Przed dwoma laty obchodziliśmy setną rocznicę funkcjonowania w Gdańsku Akademickiego Związku Sportowego. W latach między wojnami światowymi organizacja nasza zrzeszała licznych polskich studentów ówczesnej Technische Hochschule (Politechniki), była częścią zarejestrowanego w Krakowie AZS i brała udział w rozgrywkach studenckich na terenie Rzeczpospolitej Polskiej. Mniej więcej w tym samym czasie powstał w Wolnym Mieście Gdańsku Polski Klub Wioślarski, oferujący młodym Polakom – mieszkańcom Gdańska możliwość uprawiania modnego wówczas sportu. Klub wyróżniał się posiadaniem przystani na Polskim Haku i odpowiedniego sprzętu.
Nieposiadająca wyposażenia Sekcja Wioślarska AZS Gdańsk przestąpiła do Polskiego Klubu Wioślarskiego w dniu 9 maja 1923 roku.
W celu uczczenia tego historycznego wydarzenia grupa byłych wioślarzy i działaczy AZS postanowiła zorganizować uroczyste spotkanie jubileuszowe. Pomocnym okazał się, trochę spóźniony, zamiar Muzeum Gdańska uruchomienia wystawy 100-lecia AZS Gdańsk.

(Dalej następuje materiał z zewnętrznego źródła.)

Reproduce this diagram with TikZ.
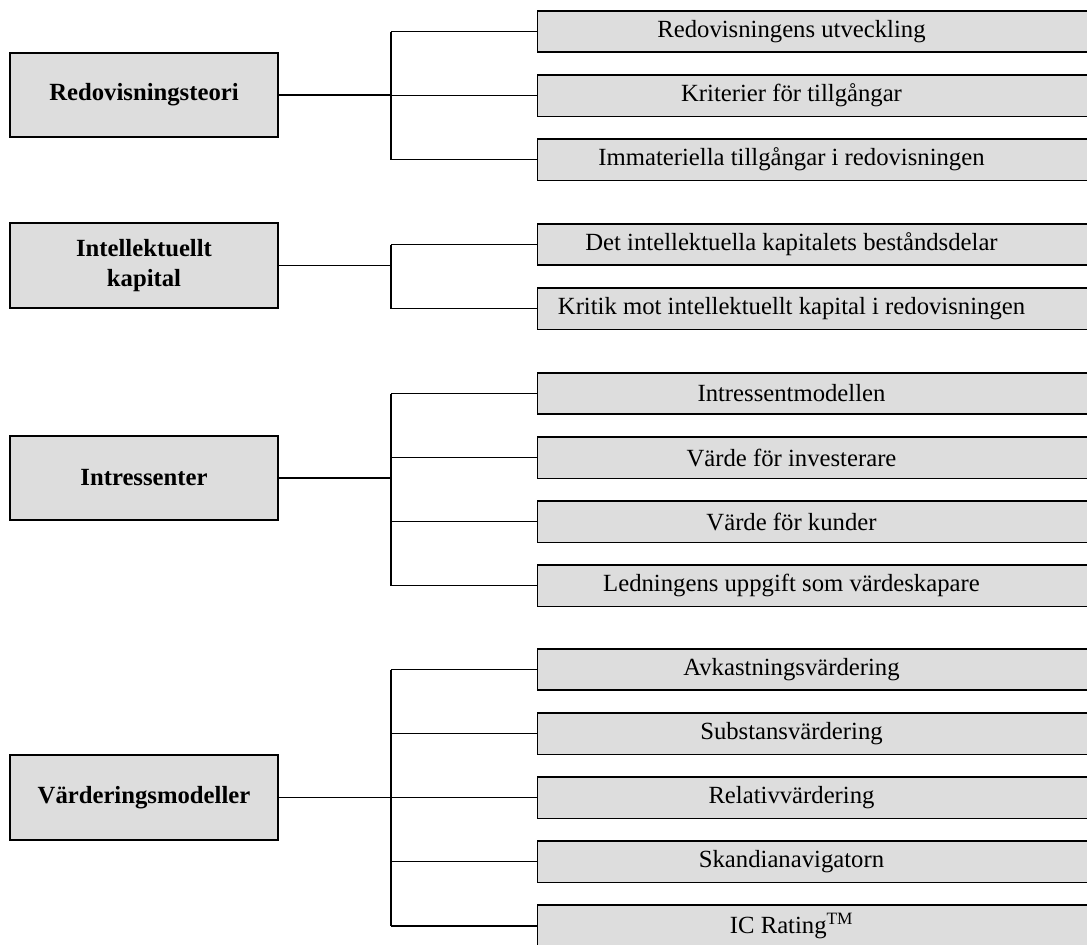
\documentclass[tikz,border=0pt]{standalone}
\usepackage{fontspec}
\setmainfont{Liberation Serif}
\usetikzlibrary{positioning}
\definecolor{boxgray}{RGB}{221,221,221}

\begin{document}
\begin{tikzpicture}[x=1pt, y=-1pt, node distance=21pt,
    every node/.style={font=\fontsize{24.7}{30}\selectfont},
    topic/.style={draw, fill=boxgray, line width=1.6pt, minimum width=268.5pt, minimum height=84.5pt, align=center, font=\fontsize{24.7}{30}\selectfont\bfseries},
    sub/.style={draw, fill=boxgray, line width=1.6pt, minimum width=560pt, minimum height=41.5pt, inner sep=0pt, label={[xshift=-25.8pt]center:{#1}}},
    link/.style={line width=1.2pt}]
    \useasboundingbox (0,0) rectangle (1087,945);
    \clip (0,0) rectangle (1087,945);
    \coordinate (bus) at (391,0);

    % left column
    \node[topic] (redov) at (144,95) {Redovisningsteori};
    \node[topic] (intell) at (144,265.5) {Intellektuellt\\kapital};
    \node[topic] (intres) at (144,478) {Intressenter};
    \node[topic] (varde) at (144,797.5) {Värderingsmodeller};

    % right column
    \node[sub={Redovisningens utveckling}] (r1) at (817.3,31.5) {};
    \node[sub={Kriterier för tillgångar}] (r2) [below=of r1] {};
    \node[sub={Immateriella tillgångar i redovisningen}] (r3) [below=of r2] {};

    \node[sub={Det intellektuella kapitalets beståndsdelar}] (k1) at (817.3,244.5) {};
    \node[sub={Kritik mot intellektuellt kapital i redovisningen}] (k2) [below=of k1] {};

    \node[sub={Intressentmodellen}] (i1) at (817.3,393.5) {};
    \node[sub={Värde för investerare}] (i2) [below=of i1] {};
    \node[sub={Värde för kunder}] (i3) [below=of i2] {};
    \node[sub={Ledningens uppgift som värdeskapare}] (i4) [below=of i3] {};

    \node[sub={Avkastningsvärdering}] (v1) at (817.3,669.5) {};
    \node[sub={Substansvärdering}] (v2) [below=of v1] {};
    \node[sub={Relativvärdering}] (v3) [below=of v2] {};
    \node[sub={Skandianavigatorn}] (v4) [below=of v3] {};
    \node[sub={IC Rating\textsuperscript{TM}}] (v5) [below=of v4] {};

    % connectors
    \foreach \m in {redov,intell,intres,varde}
        \draw[link] (\m.east) -- (\m.east -| bus);
    \foreach \s in {r1,r2,r3,k1,k2,i1,i2,i3,i4,v1,v2,v3,v4,v5}
        \draw[link] (\s.west) -- (\s.west -| bus);
    \draw[link] (r1.west -| bus) -- (r3.west -| bus);
    \draw[link] (k1.west -| bus) -- (k2.west -| bus);
    \draw[link] (i1.west -| bus) -- (i4.west -| bus);
    \draw[link] (v1.west -| bus) -- (v5.west -| bus);
\end{tikzpicture}
\end{document}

Nałożenie tych dwóch przedsięwzięć zaowocowało udostępnieniem przez Muzeum, na potrzeby spotkania, Sali Wielkiej Wety Ratusza Głównego Miasta oraz pomoc organizatorska.

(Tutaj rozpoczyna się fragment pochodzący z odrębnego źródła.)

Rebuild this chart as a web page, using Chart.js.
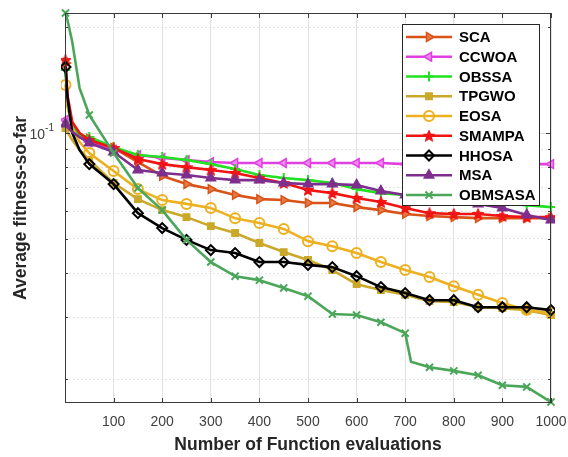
<!DOCTYPE html>
<html><head><meta charset="utf-8">
<script src="https://cdn.jsdelivr.net/npm/chart.js@4/dist/chart.umd.min.js"></script>
<style>html,body{margin:0;padding:0;background:#fff;}</style>
</head><body>
<canvas id="c" width="568" height="457"></canvas>
<script>
// ---------------- data ----------------
const seriesNames = ['SCA','CCWOA','OBSSA','TPGWO','EOSA','SMAMPA','HHOSA','MSA','OBMSASA'];
const evals = [1,5,15,30,50,100,150,200,250,300,350,400,450,500,550,600,650,700,750,800,850,900,950,1000];
const evalsOBMSASA = [1,5,15,30,50,100,150,200,250,300,350,400,450,500,550,600,650,700,712,750,800,850,900,950,1000];

const SCA    = [0.1581,0.1241,0.1054,0.0987,0.0962,0.0907,0.0827,0.0755,0.0716,0.0693,0.0667,0.0649,0.0645,0.0633,0.0633,0.0616,0.0604,0.0589,0.0581,0.0577,0.0573,0.0573,0.0573,0.0573];
const CCWOA  = [0.1089,0.1054,0.1013,0.0974,0.0943,0.0895,0.0866,0.0849,0.0838,0.0827,0.0822,0.0822,0.0822,0.0822,0.0822,0.0822,0.0822,0.0816,0.0816,0.0816,0.0816,0.0816,0.0816,0.0816];
const OBSSA  = [0.1510,0.1201,0.1040,0.0987,0.0974,0.0912,0.0866,0.0855,0.0838,0.0816,0.0790,0.0760,0.0745,0.0735,0.0721,0.0693,0.0675,0.0667,0.0658,0.0649,0.0641,0.0633,0.0624,0.0616];
const TPGWO  = [0.1033,0.1007,0.0955,0.0895,0.0838,0.0721,0.0649,0.0604,0.0577,0.0544,0.0520,0.0487,0.0459,0.0436,0.0408,0.0372,0.0358,0.0347,0.0333,0.0331,0.0320,0.0318,0.0314,0.0304];
const EOSA   = [0.1369,0.1201,0.1033,0.0943,0.0877,0.0780,0.0693,0.0645,0.0629,0.0612,0.0573,0.0555,0.0534,0.0493,0.0477,0.0456,0.0430,0.0408,0.0390,0.0367,0.0347,0.0329,0.0314,0.0308];
const SMAMPA = [0.1612,0.1282,0.1075,0.1000,0.0955,0.0907,0.0844,0.0816,0.0800,0.0785,0.0770,0.0745,0.0721,0.0689,0.0675,0.0654,0.0637,0.0612,0.0592,0.0589,0.0589,0.0581,0.0577,0.0577];
const HHOSA  = [0.1540,0.1266,0.1000,0.0895,0.0816,0.0716,0.0592,0.0537,0.0497,0.0465,0.0456,0.0430,0.0430,0.0422,0.0416,0.0392,0.0365,0.0351,0.0335,0.0335,0.0320,0.0320,0.0320,0.0314];
const MSA    = [0.1061,0.1040,0.1007,0.0974,0.0937,0.0883,0.0785,0.0770,0.0760,0.0745,0.0735,0.0735,0.0721,0.0716,0.0716,0.0712,0.0684,0.0667,0.0654,0.0641,0.0629,0.0612,0.0585,0.0566];
const OBMSASA= [0.2193,0.2094,0.1813,0.1342,0.1125,0.0877,0.0698,0.0604,0.0497,0.0430,0.0392,0.0382,0.0363,0.0344,0.0306,0.0304,0.0290,0.0270,0.0224,0.0216,0.0211,0.0205,0.0192,0.0190,0.0172];

const xTickValues = [100,200,300,400,500,600,700,800,900,1000];
const yTickValues = [0.02,0.03,0.04,0.05,0.06,0.07,0.08,0.09,0.1,0.2];
const yMajorTick = 0.1;
const yMajorLabelBase = '10';
const yMajorLabelExp = '-1';
const xLimits = [0, 1000];
const yLimits = [0.0171, 0.2193];

// ---------------- styles ----------------
const FONT = "'Liberation Sans', Arial, Helvetica, sans-serif";

function makeStar(color, size){
  const c = document.createElement('canvas');
  c.width = size; c.height = size;
  const g = c.getContext('2d');
  const cx = size/2, cy = size/2 + 0.5, R = size/2, r = R*0.45;
  g.beginPath();
  for (let i=0;i<10;i++){
    const ang = -Math.PI/2 + i*Math.PI/5;
    const rr = i%2===0 ? R : r;
    const px = cx + rr*Math.cos(ang), py = cy + rr*Math.sin(ang);
    if(i===0) g.moveTo(px,py); else g.lineTo(px,py);
  }
  g.closePath();
  g.fillStyle = color; g.fill();
  g.strokeStyle = color; g.lineWidth = 1; g.stroke();
  return c;
}

const styles = [
  {color:'#D95319', style:'triangle', rot:90,  fill:'#E57A45', r:5,  bw:1.5},
  {color:'#E040E0', style:'triangle', rot:-90, fill:'#EE88EE', r:5,  bw:1.5},
  {color:'#22E022', style:'cross',    rot:0,   fill:'#22E022', r:5,  bw:2},
  {color:'#C9A82A', style:'rect',     rot:0,   fill:'#C9A82A', r:4.5,bw:1.5},
  {color:'#EDB120', style:'circle',   rot:0,   fill:'rgba(255,255,255,0)', r:5, bw:2},
  {color:'#F01414', style:makeStar('#F01414',12), rot:0, fill:'#F01414', r:6, bw:1},
  {color:'#000000', style:'rectRot',  rot:0,   fill:'rgba(255,255,255,0)', r:5, bw:2},
  {color:'#7E2F8E', style:'triangle', rot:0,   fill:'#7E2F8E', r:5.5,bw:1.5},
  {color:'#4BA65A', style:'crossRot', rot:0,   fill:'#4BA65A', r:5,  bw:2}
];

const seriesValues = [SCA,CCWOA,OBSSA,TPGWO,EOSA,SMAMPA,HHOSA,MSA,OBMSASA];
const seriesEvals  = [evals,evals,evals,evals,evals,evals,evals,evals,evalsOBMSASA];

const datasets = seriesNames.map((name,i)=>{
  const s = styles[i];
  return {
    label: name,
    data: seriesValues[i].map((v,k)=>({x: seriesEvals[i][k], y: v})),
    borderColor: s.color,
    backgroundColor: s.fill,
    borderWidth: 2.6,
    borderJoinStyle: 'round',
    borderCapStyle: 'round',
    tension: 0,
    pointStyle: s.style,
    pointRotation: s.rot,
    pointBackgroundColor: s.fill,
    pointBorderColor: s.color,
    pointBorderWidth: s.bw,
    pointRadius: (ctx)=>{ const raw = ctx.raw; return (raw && (raw.x===1 || raw.x%50===0)) ? s.r : 0; },
    pointHoverRadius: 0,
    legendRadius: s.r,
    order: seriesNames.length - 1 - i,
    clip: 4
  };
});

// ---------------- plugins ----------------
const boxPlugin = {
  id:'mbox',
  afterDatasetsDraw(chart){
    const {ctx, chartArea:a, scales:{x,y}} = chart;
    ctx.save();
    ctx.strokeStyle = '#3a3a3a';
    ctx.lineWidth = 1;
    ctx.strokeRect(a.left+0.5, a.top+0.5, a.right-a.left-1, a.bottom-a.top-1);
    ctx.beginPath();
    xTickValues.forEach(v=>{
      const px = Math.round(x.getPixelForValue(v))+0.5;
      ctx.moveTo(px, a.bottom); ctx.lineTo(px, a.bottom-5);
      ctx.moveTo(px, a.top); ctx.lineTo(px, a.top+5);
    });
    yTickValues.forEach(v=>{
      const py = Math.round(y.getPixelForValue(v))+0.5;
      const len = v===yMajorTick ? 5 : 3;
      ctx.moveTo(a.left, py); ctx.lineTo(a.left+len, py);
      ctx.moveTo(a.right, py); ctx.lineTo(a.right-len, py);
    });
    ctx.stroke();
    // major y tick label: base with superscript exponent
    const py = y.getPixelForValue(yMajorTick);
    const right = a.left - 11;
    ctx.fillStyle = '#404040';
    ctx.textBaseline = 'middle';
    ctx.textAlign = 'right';
    ctx.font = '10px ' + FONT;
    const expW = ctx.measureText(yMajorLabelExp).width;
    ctx.fillText(yMajorLabelExp, right, py - 5);
    ctx.font = '14px ' + FONT;
    ctx.fillText(yMajorLabelBase, right - expW, py + 2);
    ctx.restore();
  }
};

const legendPlugin = {
  id:'mlegend',
  afterDraw(chart){
    const {ctx, chartArea:a} = chart;
    const x0 = a.right - 149, y0 = a.top + 11, w = 137, h = 181;
    ctx.save();
    ctx.fillStyle = '#ffffff';
    ctx.fillRect(x0, y0, w, h);
    ctx.strokeStyle = '#262626'; ctx.lineWidth = 1;
    ctx.strokeRect(x0+0.5, y0+0.5, w, h);
    chart.data.datasets.forEach((ds,i)=>{
      const cy = y0 + 13 + i*19.75;
      ctx.strokeStyle = ds.borderColor; ctx.lineWidth = ds.borderWidth; ctx.lineCap='butt';
      ctx.beginPath(); ctx.moveTo(x0+4, cy); ctx.lineTo(x0+50, cy); ctx.stroke();
      ctx.fillStyle = ds.pointBackgroundColor; ctx.strokeStyle = ds.pointBorderColor; ctx.lineWidth = ds.pointBorderWidth;
      if (Chart.helpers && Chart.helpers.drawPoint) {
        Chart.helpers.drawPoint(ctx, {pointStyle: ds.pointStyle, rotation: ds.pointRotation||0, radius: ds.legendRadius, borderWidth: ds.pointBorderWidth}, x0+27, cy);
      }
      ctx.fillStyle = '#000'; ctx.font = 'bold 15px ' + FONT;
      ctx.textBaseline = 'middle'; ctx.textAlign = 'left';
      ctx.fillText(ds.label, x0+57, cy+1);
    });
    ctx.restore();
  }
};

new Chart(document.getElementById('c'), {
  type: 'line',
  data: { datasets },
  plugins: [boxPlugin, legendPlugin],
  options: {
    responsive: false,
    animation: false,
    events: [],
    layout: { padding: { top: 13, right: 17, left: 0, bottom: 0 } },
    plugins: { legend: { display: false }, tooltip: { enabled: false } },
    scales: {
      x: {
        type: 'linear',
        min: xLimits[0], max: xLimits[1],
        afterBuildTicks: (s)=>{ s.ticks = xTickValues.map(v=>({value:v})); },
        afterFit: (s)=>{ s.height = 54; s.paddingLeft = 0; s.paddingRight = 0; },
        ticks: { autoSkip:false, maxRotation:0, padding: 11, color:'#404040', font:{family:FONT, size:14}, callback:(v)=>String(v) },
        grid: { color:'#e2e2e2', lineWidth:1, drawTicks:false },
        border: { display:false },
        title: { display:true, text:'Number of Function evaluations', color:'#262626', font:{family:FONT, size:17.5, weight:'bold'}, padding:{top:0,bottom:1.5} }
      },
      y: {
        type: 'logarithmic',
        min: yLimits[0], max: yLimits[1],
        afterBuildTicks: (s)=>{ s.ticks = yTickValues.map(v=>({value:v})); },
        afterFit: (s)=>{ s.width = 65; s.paddingTop = 0; s.paddingBottom = 0; },
        ticks: { autoSkip:false, padding: 12, color:'#404040', font:{family:FONT, size:14}, callback:()=>'' },
        grid: {
          color: (c)=> (c.tick && c.tick.value===yMajorTick) ? '#dadada' : '#e4e4e4',
          lineWidth: 1, drawTicks:false
        },
        border: { display:false, dash: (c)=> (c.tick && c.tick.value===yMajorTick) ? [] : [2,2] },
        title: { display:true, text:'Average fitness-so-far', color:'#262626', font:{family:FONT, size:17.5, weight:'bold'}, padding:{top:10.5,bottom:0} }
      }
    }
  }
});
</script>
</body></html>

Dziękujemy dyrektorowi Muzeum dr Waldemarowi Ossowskiemu i kustoszowi wystawy dr Janowi Szkudlińskiemu za życzliwość i pomoc.
Zarówno otwarcie wystawy plenerowej ulokowanej w ruchliwej części miasta, jak i spotkanie jubileuszowe odbyły się w dniu 14 września 2023 roku. Organizatorom spotkania udało się zgromadzić zaskakująco dużą liczbę uczestników, zarówno uprawiających wioślarstwo w przeszłości, jak i czynnych obecnie sportowców.

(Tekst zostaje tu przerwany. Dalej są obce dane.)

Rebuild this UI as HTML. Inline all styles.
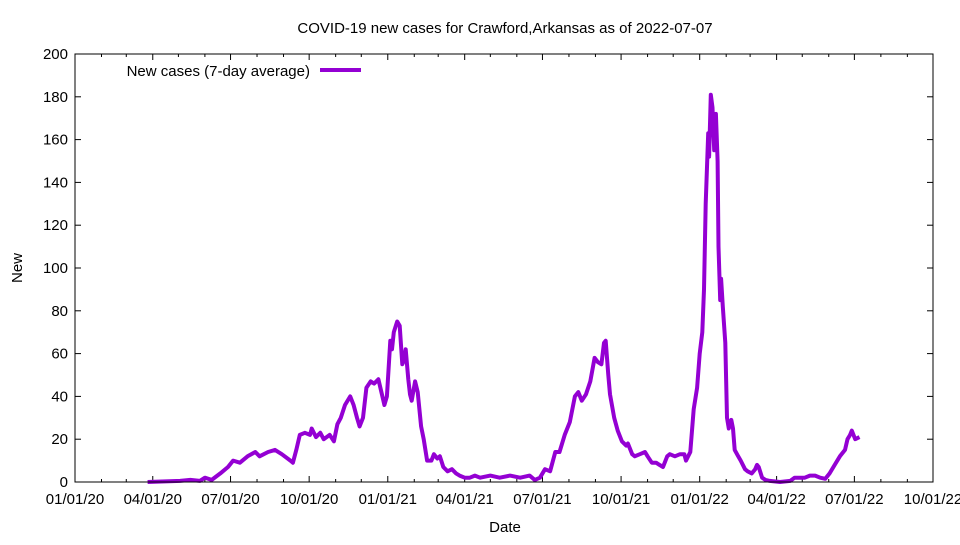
<!DOCTYPE html>
<html><head><meta charset="utf-8"><style>
body{margin:0;background:#fff}
svg text{font-family:"Liberation Sans",sans-serif;fill:#000}
</style></head><body>
<svg id="chart" width="960" height="540" viewBox="0 0 960 540" xmlns="http://www.w3.org/2000/svg">
<rect width="960" height="540" fill="#fff"/>
<text x="505" y="33" font-size="15" text-anchor="middle">COVID-19 new cases for Crawford,Arkansas as of 2022-07-07</text>
<text x="505" y="532" font-size="15" text-anchor="middle">Date</text>
<text x="22" y="268" font-size="15" text-anchor="middle" transform="rotate(-90 22 268)">New</text>
<g id="axes"></g>
<g id="series"></g>
<g>
<text x="310" y="76" font-size="15" text-anchor="end">New cases (7-day average)</text>
<line x1="320" y1="70" x2="361" y2="70" stroke="#9400d3" stroke-width="4"/>
</g>
<rect x="75" y="54" width="858" height="428" fill="none" stroke="#000" stroke-width="1"/>
</svg>
<script>
const yTicks=[0,20,40,60,80,100,120,140,160,180,200];
const xTickLabels=["01/01/20","04/01/20","07/01/20","10/01/20","01/01/21","04/01/21","07/01/21","10/01/21","01/01/22","04/01/22","07/01/22","10/01/22"];
// days since 2020-01-01
const days=[85,123,135,146,152,160,170,179,185,193,202,211,216,226,234,242,252,255,259,263,269,275,277,282,287,291,298,303,307,311,316,322,326,330,333,337,341,346,350,355,358,362,365,369,371,373,377,380,383,385,387,390,392,394,398,401,405,408,412,417,420,424,427,431,436,441,446,450,456,462,468,474,486,497,509,521,532,538,544,550,556,562,567,573,579,585,589,593,598,603,608,612,616,619,621,624,626,631,635,640,645,647,652,655,661,667,670,675,680,684,688,693,696,702,708,713,715,720,724,728,731,734,736,738,741,742,744,746,748,750,752,753,755,756,758,761,763,765,768,770,772,776,779,784,787,792,796,798,800,804,808,813,825,837,842,848,854,860,866,872,878,883,889,895,901,904,907,909,913,918];
const cases=[0,0.5,1,0.5,2,1,4,7,10,9,12,14,12,14,15,13,10,9,15,22,23,22,25,21,23,20,22,19,27,30,36,40,36,30,26,30,44,47,46,48,43,36,40,66,62,70,75,73,55,57,62,48,41,38,47,42,26,20,10,10,13,11,12,7,5,6,4,3,2,2,3,2,3,2,3,2,3,1,2,6,5,14,14,22,28,40,42,38,41,47,58,56,55,65,66,50,41,30,24,19,17,18,13,12,13,14,12,9,9,8,7,12,13,12,13,13,10,14,34,44,60,70,90,130,163,152,181,175,155,172,150,110,85,95,82,65,30,25,29,25,15,12,10,6,5,4,6,8,7,2,1,0.5,0,0.5,2,2,2,3,3,2,1.5,4,8,12,15,20,22,24,20,21];
const X0=75,X1=933,Y0=482,Y1=54,D0=0,D1=1004,VMAX=200;
function xs(d){return X0+(d-D0)/(D1-D0)*(X1-X0);}
function ys(v){return Y0-v/VMAX*(Y0-Y1);}
const NS="http://www.w3.org/2000/svg";
const axes=document.getElementById('axes');
function mk(tag,attrs,parent){const e=document.createElementNS(NS,tag);for(const k in attrs)e.setAttribute(k,attrs[k]);parent.appendChild(e);return e;}
yTicks.forEach(v=>{
  const y=ys(v);
  const t=mk('line',{x1:X0,y1:y,x2:X0+6,y2:y,stroke:'#000'},axes);
  
  
  const t2=mk('line',{x1:X1,y1:y,x2:X1-6,y2:y,stroke:'#000'},axes);
  
  
  const l=mk('text',{x:X0-7,y:y+5,'font-size':15,'text-anchor':'end'},axes);
  l.textContent=v;
  
  
});
const base=Date.UTC(2020,0,1);
for(let m=0;m<=33;m++){
  const d=(Date.UTC(2020,m,1)-base)/86400000;
  const major=m%3===0;
  const len=major?6:3;
  const x=xs(d);
  const t=mk('line',{x1:x,y1:Y0,x2:x,y2:Y0-len,stroke:'#000'},axes);
  
  
  const t2=mk('line',{x1:x,y1:Y1,x2:x,y2:Y1+len,stroke:'#000'},axes);
  
  
  if(major){
    const l=mk('text',{x:x,y:504,'font-size':15,'text-anchor':'middle'},axes);
    l.textContent=xTickLabels[m/3];
    
    
  }
}
const pts=days.map((d,i)=>xs(d).toFixed(1)+','+ys(cases[i]).toFixed(1)).join(' ');
const line=mk('polyline',{points:pts,fill:'none',stroke:'#9400d3','stroke-width':4,'stroke-linejoin':'round'},document.getElementById('series'));


</script>
</body></html>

Dzięki życzliwości sponsorów można było im wręczyć pamiątkowe medale oraz opracowany przez jednego z organizatorów biuletyn historyczny.
Zasłużeni dla wioślarstwa akademickiego w Gdańsku zostali wyróżnieni przez Prezesa Organizacji Środowiskowej AZS prof. Krzysztofa Wilde grawertonami lub dyplomami.
Dużą radość sprawiła wszystkim możliwość spotkania, często po wielu latach, koleżanek i kolegów, z którymi przelewało się pot w trakcie treningów i zawodów. Wspomnieniom nie było końca.